La vecchia idea che il calore fosse un fluido speciale trasmissibile da un corpo a un altro annebbiò per molto tempo gli spiriti; e la lentezza con cui le nuove idee sulla immaterialità del calore s’imposero non fa invero molto onore alla perspicacia e all’ingegno umano; ma la scienza se ne rifece entro lo stesso secolo, per opera specialmente di Mayer, Hirn, Joule, Helmholtz, Clausius, e poi di Boltzmann, Lord Kelvin, Gibbs, Planck e tanti altri, i quali edificarono la Termodinamica, le cui leggi dominano i fenomeni naturali più disparati, e che costituisce lo strumento più sicuro e possente che abbia a disposizione la moderna Filosofia Naturale.

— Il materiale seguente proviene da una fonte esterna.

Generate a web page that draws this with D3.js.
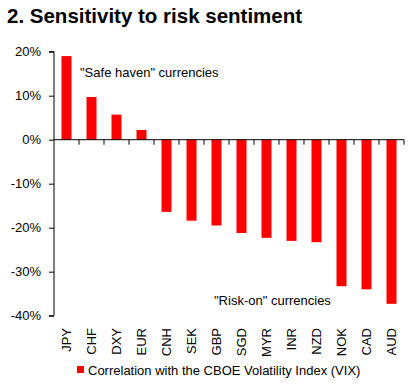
<!DOCTYPE html>
<html>
<head>
<meta charset="utf-8">
<script src="https://cdn.jsdelivr.net/npm/d3@7"></script>
<style>
  body { margin: 0; background: #fff; }
  text { font-family: "Liberation Sans", Arial, sans-serif; fill: #000; }
</style>
</head>
<body>
<script>
const currencies = ['JPY', 'CHF', 'DXY', 'EUR', 'CNH', 'SEK', 'GBP', 'SGD', 'MYR', 'INR', 'NZD', 'NOK', 'CAD', 'AUD'];
const correlation = [19.0, 9.7, 5.7, 2.2, -16.4, -18.4, -19.5, -21.2, -22.3, -23.0, -23.3, -33.3, -34.0, -37.3];
const yTicks = [20, 10, 0, -10, -20, -30, -40];
const legendLabel = 'Correlation with the CBOE Volatility Index (VIX)';

const width = 410;
const height = 385;
const plotLeft = 54, plotRight = 404, plotTop = 51.7, plotBottom = 315.7;

const svg = d3.select('body')
    .append('svg')
    .attr('width', width)
    .attr('height', height);

svg.append('text')
    .attr('x', 7)
    .attr('y', 23)
    .style('font-size', '20.5px')
    .style('font-weight', 'bold')
    .text('2. Sensitivity to risk sentiment');

const xScale = d3.scaleBand()
    .domain(currencies)
    .range([plotLeft, plotRight])
    .paddingInner(0.6)
    .paddingOuter(0.3);

const yScale = d3.scaleLinear()
    .domain([-40, 20])
    .range([plotBottom, plotTop]);

svg.selectAll('rect.bar')
    .data(correlation)
    .enter()
    .append('rect')
    .attr('class', 'bar')
    .attr('x', (d, i) => xScale(currencies[i]))
    .attr('width', xScale.bandwidth())
    .attr('y', (d) => yScale(Math.max(0, d)))
    .attr('height', (d) => Math.abs(yScale(d) - yScale(0)))
    .style('fill', '#ff0000');

// y axis
const yAxis = d3.axisLeft(yScale)
    .tickValues(yTicks)
    .tickFormat((d) => d + '%')
    .tickSize(5);

const gy = svg.append('g')
    .attr('transform', 'translate(' + plotLeft + ',0)')
    .call(yAxis);
gy.select('.domain').attr('d', 'M-5,' + plotTop + 'H0V' + plotBottom + 'H-5').attr('stroke', '#000');
gy.selectAll('text').style('font-size', '13px').attr('x', -13);

// x axis line at zero with ticks between categories
const boundaries = d3.range(currencies.length + 1).map((i) => plotLeft + i * (plotRight - plotLeft) / currencies.length);
svg.append('line')
    .attr('x1', plotLeft).attr('x2', plotRight)
    .attr('y1', yScale(0)).attr('y2', yScale(0))
    .attr('stroke', '#000');
svg.selectAll('line.xtick')
    .data(boundaries.slice(1))
    .enter()
    .append('line')
    .attr('class', 'xtick')
    .attr('x1', (d) => d).attr('x2', (d) => d)
    .attr('y1', yScale(0)).attr('y2', yScale(0) + 5)
    .attr('stroke', '#000');

// category labels
svg.selectAll('text.cat')
    .data(currencies)
    .enter()
    .append('text')
    .attr('class', 'cat')
    .attr('transform', (d) => 'translate(' + (xScale(d) + xScale.bandwidth() / 2 + 4) + ',' + 328 + ') rotate(-90)')
    .attr('text-anchor', 'end')
    .style('font-size', '13px')
    .text((d) => d);

svg.append('text')
    .attr('x', 80)
    .attr('y', 77)
    .style('font-size', '13px')
    .text('"Safe haven" currencies');

svg.append('text')
    .attr('x', 214)
    .attr('y', 305)
    .style('font-size', '13px')
    .text('"Risk-on" currencies');

// legend
svg.append('rect')
    .attr('x', 77)
    .attr('y', 366)
    .attr('width', 7)
    .attr('height', 7)
    .style('fill', '#ff0000');
svg.append('text')
    .attr('x', 88)
    .attr('y', 375)
    .style('font-size', '13px')
    .text(legendLabel);
</script>
</body>
</html>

La Termodinamica si fonda su due principi, che noi illustreremo nella forma più modesta, e di cui il primo, detto dell’equivalenza, o principio di Mayer, afferma appunto che nelle trasformazioni reciproche del lavoro in calore, e viceversa, a un determinato lavoro perduto o creato corrisponde una determinata quantità di calore prodotta o distrutta.
Noi
non citeremo nemmeno i fatti più comuni della vita che dimostrano la produzione
di calore per impiego di lavoro meccanico. Ci limiteremo a riferire l’elegante
esperienza scolastica di Tyndall (fig. 15) nella quale l’attrito che oppone una
morsa di legno contro un tubo di ottone, rotante, e pieno di etere, sviluppa
presto il calore necessario per portare all’ebollizione il liquido, e far
saltare il tappo che chiude il tubo al di sopra.
E di tutte le numerose esperienze di misura destinate a valutare il lavoro meccanico perduto e il calore prodotto, per determinare cioè il cosidetto equivalente meccanico del calore, ovvero il numero di chilogrammetri o di joule necessari per produrre una caloria, citeremo quella eseguita dal Joule.
Un sistema di alette (fig. 16) è messo in moto entro l’acqua di un calorimetro C da un albero rotante per virtù di due funicelle, tirate attraverso alle carrucole A, B da due pesi cadenti P, Q. Per accrescere la difficoltà al moto delle alette la rotazione del liquido è impedita da setti provveduti di finestre, che permettono solo il passaggio delle alette.
Il lavoro compiuto dai pesi nella discesa serve in piccola parte a vincere gli attriti esternamente al calorimetro, in parte a comunicare una certa forza viva alle masse P, Q che finiscono col muoversi di moto uniforme, e il resto infine si dissipa per vincere l’attrito nell’interno del liquido.
Valutando con opportune cautele le prime due parti, e conoscendo il lavoro totale compiuto dai pesi cadenti da un’altezza misurata, si può dedurre la quantità di lavoro che si trasforma in calore nel calorimetro; e d’altra parte, coi metodi calorimetrici conosciuti, si può misurare il numero di calorie da esso sviluppate. Così potè il Joule dimostrare che occorrono 425 chilogrammetri per produrre una grande caloria.
Esperienze più precise, eseguite negli ultimi tempi, e coi metodi più svariati di trasformazione del lavoro in calore, hanno di poco modificato il numero ottenuto da Joule; noi riterremo che l’equivalente di una grande caloria in lavoro sia 427 chilogrammetri; ovvero, essendo 1 Kgm. = 9, 8 joule, potremo anche dire che a sviluppare una piccola caloria occorrono 4,18 joule.